My AI Skill Edited This Video That Explains My AI Skill – Arcturus Labs
The author created an automated video editing tool using AI in a meta process: instructing a Cursor agent to replicate a tutorial. After iterations with AssemblyAI for precise timestamps, the tool successfully auto-edited the walkthrough video that explains itself. The skill is open-sourced.
My AI Skill Edited This Video That Explains My AI Skill
These are amazing times in AI. I just created an automated video editing tool – and the walkthrough at the end of this post was edited by the tool I created. Here's how I did it.
It started with a video: Building an AI Agent to Edit Your Videos with Hamel Hussein and Shaw Talebi. They describe a process for AI-assisted video editing, and I was inspired enough to try to replicate it – but using a very meta process. Rather than building the thing myself, I told my Cursor agent to watch their video and figure out how to make effectively the same thing locally.
The agent started by pulling down the transcript using yt-dlp – a great tool to know about, by the way. You can use it to download YouTube videos and their transcripts. Once it had the transcript, I told it to read through and set up a repo that replicated the process as best it could. I also told it to package everything up as an agent skill using the create-skill skill. (Everything is so meta these days!) It chugged away for a few minutes, and when it came back, the only thing left on my plate was setting up an AssemblyAI API key.
AssemblyAI turns out to be a great find. It's a speech-to-text service that, crucially, preserves your mistakes – the ums, the uhs – and provides accurate start and stop timestamps for every single word. That timing is the thing that makes automated cutting possible. It's also easy to try: you get around 185 hours of free pre-recorded transcription just for signing up. So of course I signed up!
I uploaded a video of myself talking to my camera, told it to do the works – transcribe it, cut the silences, remove the ums and uhs – and it worked... mostly. The problem was that it was clipping the end of every word at the cut point. So, not usable video, but it was amazing to me that it was actually as good as it was.
For my second attempt I gave it the same task but flagged the clipping issue and asked it to figure out what was going wrong. It came back with some ideas and asked what I wanted to do. I said "do what you think is best." 🤣 (This was just supposed to be a side project, so code quality isn't my biggest concern on this one.) It ran for about 30 more seconds, I put the next video through, and the results were not bad – actually pretty impressive for about five minutes of total investment.

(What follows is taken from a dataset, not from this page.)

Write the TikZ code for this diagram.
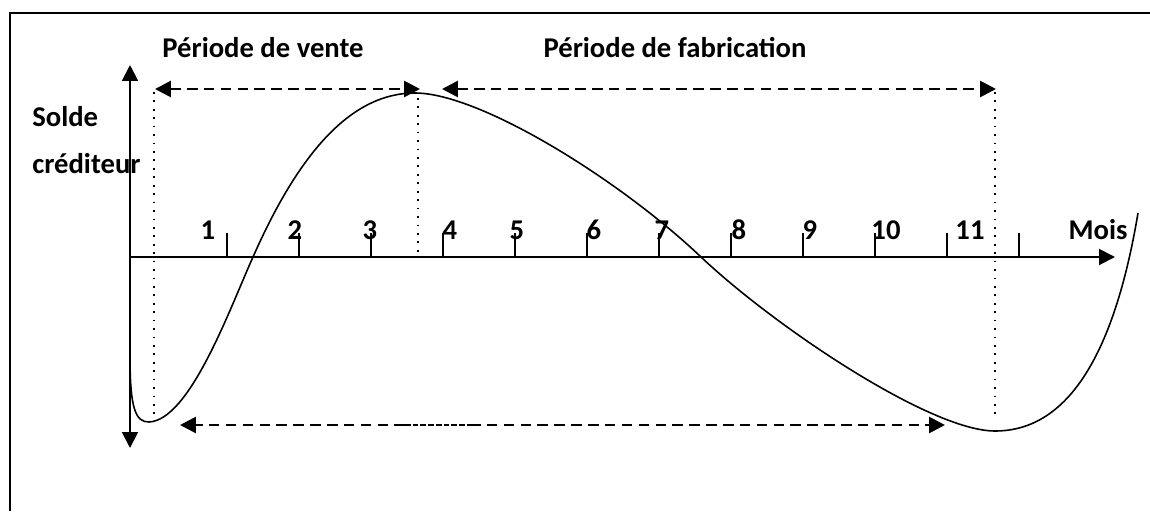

Which brings us here. My third attempt was the walkthrough – me on camera in OBS explaining how I built the editing suite. (Again, I don't really know how OBS works, but I asked an AI for pointers and it got me going well enough to fake it.)
Auto-edited
Original, unedited
The top video is the auto-edited walkthrough – the one where I explain how the tool works, edited by the tool itself. The bottom is the same recording before editing. I was reading from a script and pausing a lot. The difference is striking.
If you want to try this yourself, the skill is in this repo. Fair warning: it's raw. By default the skill exports to Final Cut Pro, though if you ask it to just stitch the clips together directly it'll do that instead. Also, the way it manages files for each video project is a bit quirky. But the core idea works, and that's the point. Grab it, play with it, make it your own – a copy of a copy – just like I made mine from Shaw Talebi's approach my own.
This post, by the way, was semi-automated from the transcript of the edited walkthrough above. I think I'll write another recursive blog post about that approach too!